Why is this paper important ? This is not the first paper to demonstrate a functional interaction between melatonin and GABA. However, this study has demonstrated for the first time that melatonin can either enhance or  suppress GABAergic function in the CNS, depending on the receptor subtype involved.

      In view of the widespread effects of GABA on neuronal function in the CNS, these findings set the stage for a better understanding of  the mechanisms underlying the diverse physiological effects of melatonin. As noted by the authors,  since the  two high-affinity melatonin receptors examined  are both coupled to similar signalling pathways, it is expected that other pathways underlie the differential effects of
melatonin on GABAergic activity.

      As noted earlier, melatonin inhibits  the AC pathway via activation of either Mel1a or Mel1b receptors, which are coupled to Gi.    In addition, there is evidence that melatonin can potentiate the stimulation of phospholipase C by other agents, probably via the beta/gamma subunits, which are released following activation of Gi.
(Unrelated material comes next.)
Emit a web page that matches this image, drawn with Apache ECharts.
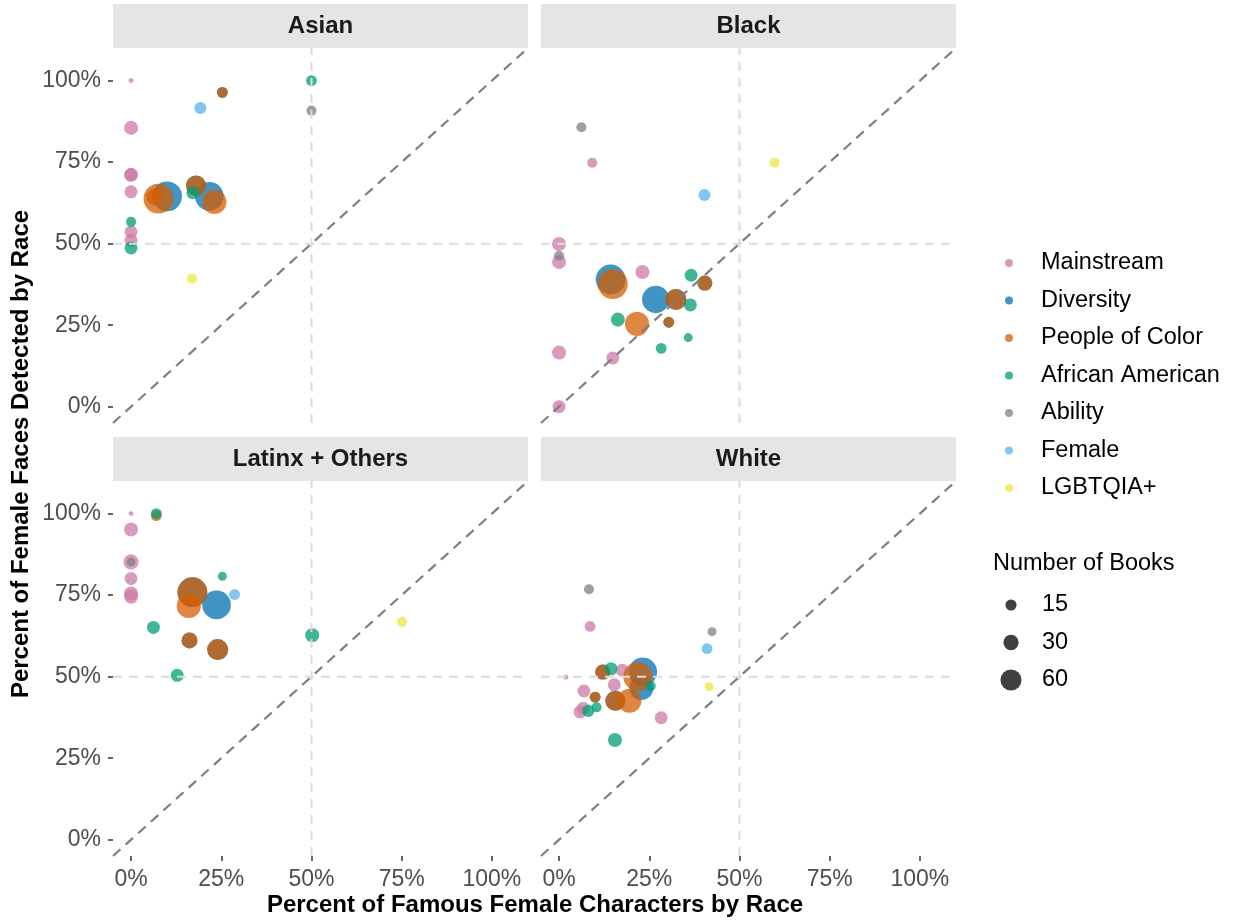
<!DOCTYPE html>
<html><head><meta charset="utf-8">
<script src="https://cdn.jsdelivr.net/npm/echarts@6/dist/echarts.min.js"></script>
<style>html,body{margin:0;padding:0;background:#fff}#c{width:1238px;height:924px}</style>
</head><body><div id="c"></div><script>
// ---------- data ----------
const panels = ['Asian', 'Black', 'Latinx + Others', 'White'];
const categories = ['Mainstream', 'Diversity', 'People of Color', 'African American', 'Ability', 'Female', 'LGBTQIA+'];
const categoryColors = ['#CC79A7', '#0072B2', '#D55E00', '#009E73', '#808080', '#56B4E9', '#F0E442'];
const xTicks = [0, 25, 50, 75, 100];
const yTicks = [0, 25, 50, 75, 100];
const sizeBreaks = [15, 30, 60];
const referenceLevel = 50;
const axisRange = [-5, 110];

// rows: [panel index, % famous female characters, % female faces detected, number of books]
const mainstream = [
  [0, 0, 100, 2], [0, 0, 85.5, 25], [0, 0, 71.1, 25], [0, 0, 71.1, 21], [0, 0, 65.9, 21], [0, 0, 53.6, 21], [0, 0, 51.0, 21],
  [1, 9.2, 74.8, 12], [1, 0, 49.9, 25], [1, 0, 44.4, 25], [1, 23.1, 41.3, 25], [1, 0, 16.6, 25], [1, 14.9, 14.9, 21], [1, 0, 0, 21],
  [2, 0, 100, 2], [2, 0, 95.1, 25], [2, 0, 85.2, 29], [2, 0, 80.1, 21], [2, 0, 75.5, 25], [2, 0, 74.5, 25],
  [3, 1.9, 49.8, 2], [3, 8.6, 65.4, 14], [3, 17.5, 52.0, 21], [3, 15.3, 47.5, 21], [3, 6.9, 45.6, 21], [3, 6.7, 40.3, 21], [3, 5.8, 39.2, 21], [3, 28.3, 37.4, 21]
];
const diversity = [
  [0, 10.0, 64.5, 125], [0, 21.7, 64.5, 115], [0, 25.3, 96.4, 14], [0, 18.0, 67.8, 54],
  [1, 14.3, 39.0, 125], [1, 26.8, 32.9, 105], [1, 40.4, 37.9, 29], [1, 32.4, 32.9, 60], [1, 30.4, 25.9, 14],
  [2, 17.0, 75.9, 125], [2, 23.7, 72.0, 115], [2, 16.2, 61.1, 33], [2, 24.0, 58.3, 60],
  [3, 23.2, 51.5, 115], [3, 22.8, 46.5, 80], [3, 12.1, 51.4, 29], [3, 10.0, 43.7, 14], [3, 15.6, 42.6, 54]
];
const peopleOfColor = [
  [0, 7.6, 63.8, 125], [0, 6.6, 64.3, 38], [0, 23.1, 62.8, 80], [0, 25.3, 96.4, 14], [0, 18.0, 67.8, 54],
  [1, 14.9, 37.6, 125], [1, 21.6, 25.4, 80], [1, 40.4, 37.9, 29], [1, 32.4, 32.9, 60], [1, 30.4, 25.9, 14],
  [2, 17.0, 75.9, 125], [2, 16.0, 71.7, 80], [2, 16.2, 61.1, 33], [2, 24.0, 58.3, 60], [2, 7.0, 99.4, 14],
  [3, 12.1, 51.4, 29], [3, 10.0, 43.7, 14], [3, 15.6, 42.6, 54], [3, 19.5, 42.6, 80], [3, 21.8, 50.0, 115]
];
const africanAmerican = [
  [0, 50, 100, 14], [0, 17.1, 65.6, 21], [0, 0, 56.7, 12], [0, 0, 48.7, 21],
  [1, 36.6, 40.3, 21], [1, 36.4, 31.2, 21], [1, 16.3, 26.7, 25], [1, 35.8, 21.2, 9], [1, 28.3, 17.9, 14],
  [2, 7.0, 100, 14], [2, 25.3, 80.8, 9], [2, 6.2, 65.1, 21], [2, 50.2, 62.7, 25], [2, 12.8, 50.4, 21],
  [3, 14.4, 52.4, 21], [3, 25.4, 47.1, 12], [3, 8.1, 39.5, 18], [3, 10.4, 40.6, 12], [3, 15.5, 30.6, 25]
];
const ability = [
  [0, 50, 90.8, 12],
  [1, 6.2, 85.7, 12], [1, 0, 46.3, 12],
  [2, 0, 85.2, 9],
  [3, 8.3, 76.8, 12], [3, 42.4, 63.8, 9]
];
const female = [
  [0, 19.2, 91.6, 18],
  [1, 40.3, 64.9, 18],
  [2, 28.7, 75.2, 14],
  [3, 41.0, 58.6, 14]
];
const lgbtqia = [
  [0, 16.9, 39.3, 12],
  [1, 59.7, 74.8, 12],
  [2, 75.1, 66.8, 12],
  [3, 41.6, 46.9, 9]
];
const categoryRows = [mainstream, diversity, peopleOfColor, africanAmerican, ability, female, lgbtqia];

// ---------- layout / style ----------
const FONT = '"Liberation Sans", Arial, Helvetica, sans-serif';
const sizeFn = n => 2.55 * Math.sqrt(n) + 1.3;
const PW = 415, PH = 375;
const gridPos = [[113, 48], [541, 48], [113, 481], [541, 481]];
const STRIP_H = 44;

const grids = gridPos.map(p => ({ left: p[0], top: p[1], width: PW, height: PH, outerBoundsMode: 'none', containLabel: false }));
const xAxes = gridPos.map((p, i) => {
  const bottom = i >= 2;
  return {
    type: 'value', gridIndex: i, min: axisRange[0], max: axisRange[1], position: 'bottom',
    axisLine: { show: false, onZero: false }, splitLine: { show: false },
    axisTick: { show: bottom, customValues: xTicks, length: 5, lineStyle: { color: '#333333', width: 1.5 } },
    axisLabel: { show: bottom, customValues: xTicks, formatter: v => v + '%', color: '#4D4D4D', fontSize: 23, fontFamily: FONT, margin: 12 }
  };
});
const yAxes = gridPos.map((p, i) => {
  const left = i % 2 === 0;
  return {
    type: 'value', gridIndex: i, min: axisRange[0], max: axisRange[1], position: 'left',
    axisLine: { show: false, onZero: false }, splitLine: { show: false },
    axisTick: { show: left, customValues: yTicks, length: 5, lineStyle: { color: '#333333', width: 1.5 } },
    axisLabel: { show: left, customValues: yTicks, formatter: v => v + '%', color: '#4D4D4D', fontSize: 23, fontFamily: FONT, margin: 12 }
  };
});

const series = [];
categories.forEach((cat, ci) => {
  panels.forEach((pn, pi) => {
    series.push({
      name: cat, type: 'scatter', xAxisIndex: pi, yAxisIndex: pi, silent: true, z: 2,
      data: categoryRows[ci].filter(r => r[0] === pi).map(r => [r[1], r[2], r[3]]),
      symbolSize: d => sizeFn(d[2]),
      itemStyle: { color: categoryColors[ci], opacity: 0.75 }
    });
  });
});
// reference lines drawn on top of the points
panels.forEach((pn, pi) => {
  const common = { type: 'line', xAxisIndex: pi, yAxisIndex: pi, silent: true, showSymbol: false, symbol: 'none', z: 5, animation: false };
  series.push(Object.assign({}, common, { data: [[referenceLevel, axisRange[0]], [referenceLevel, axisRange[1]]], lineStyle: { color: '#DCDCDC', width: 2, type: [9, 7] } }));
  series.push(Object.assign({}, common, { data: [[axisRange[0], referenceLevel], [axisRange[1], referenceLevel]], lineStyle: { color: '#DCDCDC', width: 2, type: [9, 7] } }));
  series.push(Object.assign({}, common, { data: [[axisRange[0], axisRange[0]], [axisRange[1], axisRange[1]]], lineStyle: { color: '#7F7F7F', width: 2.2, type: [10, 7] } }));
});

const graphics = [];
panels.forEach((pn, pi) => {
  const [l, t] = gridPos[pi];
  graphics.push({ type: 'rect', left: l, top: t - STRIP_H, shape: { width: PW, height: STRIP_H }, style: { fill: '#E5E5E5' }, silent: true });
  graphics.push({ type: 'text', x: l + PW / 2, y: t - STRIP_H / 2, style: { text: pn, fill: '#1A1A1A', font: 'bold 24px ' + FONT, align: 'center', verticalAlign: 'middle' }, silent: true });
});
graphics.push({ type: 'text', x: 535, y: 905, style: { text: 'Percent of Famous Female Characters by Race', fill: '#000', font: 'bold 24px ' + FONT, align: 'center', verticalAlign: 'middle' }, silent: true });
graphics.push({ type: 'text', x: 21, y: 454, rotation: Math.PI / 2, style: { text: 'Percent of Female Faces Detected by Race', fill: '#000', font: 'bold 24px ' + FONT, align: 'center', verticalAlign: 'middle' }, silent: true });
// size legend
graphics.push({ type: 'text', x: 993, y: 564, style: { text: 'Number of Books', fill: '#000', font: '23.5px ' + FONT, align: 'left', verticalAlign: 'middle' }, silent: true });
sizeBreaks.forEach((b, i) => {
  const cy = 605 + i * 37.5;
  graphics.push({ type: 'circle', shape: { cx: 1011, cy: cy, r: sizeFn(b) / 2 }, style: { fill: 'rgba(0,0,0,0.75)' }, silent: true });
  graphics.push({ type: 'text', x: 1042, y: cy, style: { text: String(b), fill: '#000', font: '23.5px ' + FONT, align: 'left', verticalAlign: 'middle' }, silent: true });
});

const chart = echarts.init(document.getElementById('c'), null, { renderer: 'canvas' });
chart.setOption({
  backgroundColor: '#fff',
  animation: false,
  textStyle: { fontFamily: FONT },
  grid: grids, xAxis: xAxes, yAxis: yAxes,
  legend: {
    data: categories, orient: 'vertical', left: 1000, top: 246,
    itemWidth: 22, itemHeight: 8, itemGap: 13.5, icon: 'circle', selectedMode: false,
    textStyle: { fontSize: 23.5, color: '#000', fontFamily: FONT, padding: [0, 0, 0, 16], lineHeight: 24 }
  },
  series: series,
  graphic: graphics
});
</script></body></html>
Since phosphorylation can either increase or decrease GABAergic activity, depending on the protein kinases and GABAA subunits involved,  it is possible that either suppression of the AC-cAMP-PKA pathway or activation of  the  PLC-PKC cascade by melatonin could alter GABAergic function. However, the precise mechanisms involved in the differential effects mediated by
Mel1a and Mel1b await clarification.
 

Abstract: Melatonin, a hormone principally produced and released by the pineal gland, has been shown to regulate a variety of biological functions including circadian rhythms, sleep-wake cycles and reproduction, presumably through activating  high-affinity G-protein- coupled receptors. We report here that these subtypes can differentially modulate the function of type-A  gamma-aminobutyric acid (GABAA) receptor, the principal neurotransmitter receptor mediating synaptic inhibition in the CNS. This work demonstrates that melatonin, through activation of different receptor subtypes, can exert opposite effects on the same substrate, suggesting that receptor subtype is the primary molecular basis for the diversity of melatonin’s effects.